"Dolor y gloria", que estreou na última sexta-feira nos cinemas espanhóis e liderou com quase 181 mil espectadores, tem sido considerado o filme mais intimista do realizador espanhol nos seus quarenta anos de carreira.
Também existem especulações sobre quanto da história será inspirada pela vida do próprio Almodóvar e se o filme poderá ser, de alguma forma, aos 69 anos, a sua despedida do cinema.
O intervalo entre os projetos tem vindo a aumentar e o último filme realmente aclamado foi "A Pele Onde Eu Vivo", em 2011.
Além disso, no elenco está Julieta Serrano, atriz de 86 anos que trabalhou com o realizador no seu primeiro filme, "Pepi, Luci, Bom e Outras Tipas do Grupo" (1980), bem como em "Negros Hábitos" (1983) e noutros títulos durante a década de 1980 até "Ata-me" (1989).
Aqui, a história é centrada num realizador melancólico interpretado por Antonio Banderas.
Embora tenha prometido que jamais publicaria a sua autobiografia, Almódovar admitiu estar "emocionalmente nu" neste filme, o seu 21º, em que aborda de uma forma sóbria, quase púdica, o amor, a dor e a reconciliação.
"Precisava de fazer um olhar muito introspectivo a mim mesmo, incluindo a parte mais obscura de mim mesmo, e misturar isso com as lembranças mais luminosas da minha infância", explicou à televisão pública espanhola.
Uma criança que se descobre homossexual num meio rural e católico, dois homens maduros que se beijam ternamente... o seu mundo íntimo encontra-se condensado em "Dolor y gloria", que representa as emoções e os lamentos de uma vida, mas sem os excessos de um melodrama.
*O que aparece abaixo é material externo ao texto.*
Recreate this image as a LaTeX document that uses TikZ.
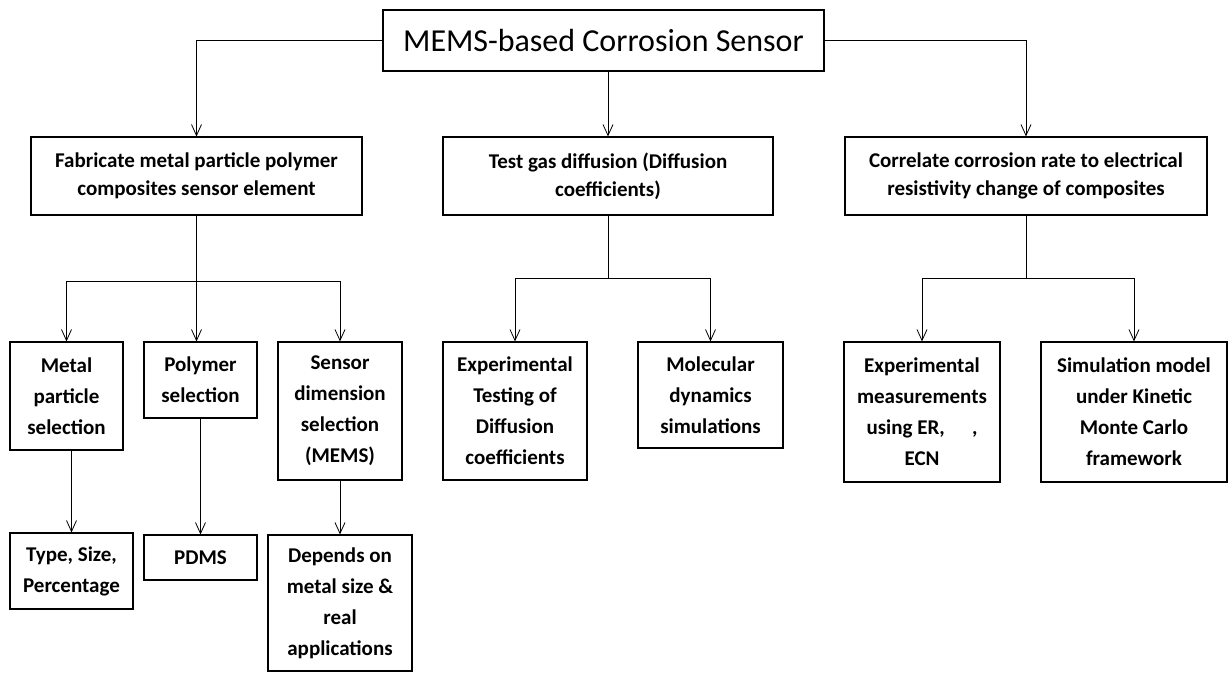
\documentclass[tikz,border=0pt]{standalone}
\usepackage{fontspec}
\setmainfont{Carlito}
\usetikzlibrary{arrows.meta}
\begin{document}
\begin{tikzpicture}[x=1pt,y=-1pt,
  box/.style={draw, line width=1.1pt, inner sep=0pt, align=center,
    font=\bfseries\fontsize{21}{31}\selectfont},
  wide/.style={box, font=\bfseries\fontsize{21}{28}\selectfont},
  link/.style={line width=0.8pt},
  arr/.style={link, -{Straight Barb[length=11pt,width=10pt,line width=0.8pt]}}]
\useasboundingbox (0,0) rectangle (1232,673);

% root
\node[draw, line width=1.1pt, minimum width=441pt, minimum height=61pt,
  font=\fontsize{32}{36}\selectfont] (title) at (603.5,40.5) {MEMS-based Corrosion Sensor};

% first level
\node[wide, minimum width=331pt, minimum height=78pt] (fab) at (196.5,176)
  {Fabricate metal particle polymer\\composites sensor element};
\node[wide, minimum width=330pt, minimum height=78pt] (test) at (608,176)
  {Test gas diffusion (Diffusion\\coefficients)};
\node[wide, minimum width=362pt, minimum height=78pt] (corr) at (1026,176)
  {Correlate corrosion rate to electrical\\resistivity change of composites};

% second level
\node[box, minimum width=113pt, minimum height=108pt] (metal) at (66.5,396)
  {Metal\\particle\\selection};
\node[box, minimum width=113pt, minimum height=76pt] (poly) at (200.5,380)
  {Polymer\\selection};
\node[box, minimum width=124pt, minimum height=138pt] (sensor) at (340,411)
  {Sensor\\dimension\\selection\\(MEMS)};
\node[box, minimum width=144pt, minimum height=138pt] (exptest) at (515,411)
  {Experimental\\Testing of\\Diffusion\\coefficients};
\node[box, minimum width=145pt, minimum height=106pt] (mol) at (710.5,395)
  {Molecular\\dynamics\\simulations};
\node[box, minimum width=156pt, minimum height=140pt] (expmeas) at (922,412)
  {Experimental\\measurements\\using ER,\hspace{1.3em},\\ECN};
\node[box, minimum width=186pt, minimum height=140pt] (sim) at (1134,412)
  {Simulation model\\under Kinetic\\Monte Carlo\\framework};

% third level
\node[box, minimum width=123pt, minimum height=76pt] (type) at (71.5,571)
  {Type, Size,\\Percentage};
\node[box, minimum width=113pt, minimum height=45pt] (pdms) at (200.5,557.5)
  {PDMS};
\node[box, minimum width=144pt, minimum height=136pt] (dep) at (340,603)
  {Depends on\\metal size \&\\real\\applications};

% branch points
\coordinate (fb) at (196.5,281);
\coordinate (tb) at (608,278);
\coordinate (cb) at (1026,278);

% root to first level
\draw[arr] (title.west) -| (fab.north);
\draw[arr] (title.east) -| (corr.north);
\draw[arr] (test.north |- title.south) -- (test.north);

% first level to second level
\draw[link] (fab.south) -- (fb);
\draw[link] (metal.north |- fb) -- (sensor.north |- fb);
\draw[arr] (metal.north |- fb) -- (metal.north);
\draw[arr] (fb) -- (fb |- poly.north);
\draw[arr] (sensor.north |- fb) -- (sensor.north);

\draw[link] (test.south) -- (tb);
\draw[link] (exptest.north |- tb) -- (mol.north |- tb);
\draw[arr] (exptest.north |- tb) -- (exptest.north);
\draw[arr] (mol.north |- tb) -- (mol.north);

\draw[link] (corr.south) -- (cb);
\draw[link] (expmeas.north |- cb) -- (sim.north |- cb);
\draw[arr] (expmeas.north |- cb) -- (expmeas.north);
\draw[arr] (sim.north |- cb) -- (sim.north);

% second level to third level
\draw[arr] (type.north |- metal.south) -- (type.north);
\draw[arr] (poly.south) -- (pdms.north);
\draw[arr] (sensor.south) -- (dep.north);
\end{tikzpicture}
\end{document}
"Sou dono das minhas histórias e imponho o meu universo com todo o orgulho e toda a prepotência que isso outorga", disse Almodóvar ao site espanhol eldiario.es.
"E no meu universo há dois senhores mais velhos que se beijam com paixão e, logo depois, um deles volta para a sua vida com a sua mulher e os seus filhos", acrescentou.
Banderas, "o meu Mastroianni"
Aos 69 anos, Almodóvar volta a filmar os olhares de uma das suas atrizes fetiche, Penélope Cruz, a quem confia um papel prominente, a de jovem mãe que se depara com os problemas, mas que se ilumina ao cantar na lavandaria.
A atriz espanhola Julieta Serrano representa a mãe já idosa. A que faz repetir as instruções para o seu enterro. A que insiste, em vão, "não quero que coloque nada de mim nos seus filmes".
Como alter ego, Almódovar escolheu o andaluz Antonio Banderas, 11 anos mais novo, que assumiu os cabelos brancos, para o representar subtilmente sem cair na imitação.
"Levei tempo para compreender que Antonio era o meu legítimo [Marcelo] Mastroianni", confessou Almodóvar ao El Mundo, numa referência ao papel de cineasta depressivo que Federico Fellini confiou ao "seu" ator italiano em "Fellini, oito e meio" (1963).
Banderas, um ator elevado à glória, mas que sofreu a dor pessoal, com várias operações de coração nos últimos anos, consegue expressar a vulnerabilidade de um criador mergulhado no seu apartamento-museu para quem a sua vida "perde o sentido" sem filmar.
Um Banderas que conhece de cor e salteado o cinema de Almodóvar, que conheceu no início dos anos 1980 e com quem gravou nessa época cinco filmes, entre eles "Ata-me!".
Em entrevistas recentes, Almodóvar dedicou-se a esclarecer partes da ficção que não são fiéis à sua biografia: aos nove anos não se apaixonou por um pedreiro, embora isso pudesse ter acontecido. E, não, a heroína descoberta pelo seu alter ego nos ecrãs nunca foi a sua droga. Ele preferiu cocaína.
Grande descobridor de atrizes, o cineasta leva para o cinema a cantora espanhola Rosalía. Em 2018, a artista revolucionou pelo seu flamenco fundido com música urbana. A sua aparição é rápida, apenas o tempo de interpretar uma nostálgica "copla", cantora tradicional que nos leva mais uma vez à infância.
É esperado que "Dolor y gloria" tenha antestreia internacional no Festival de Cannes e posteriormente poderá ser visto nas salas quando chegar a Portugal.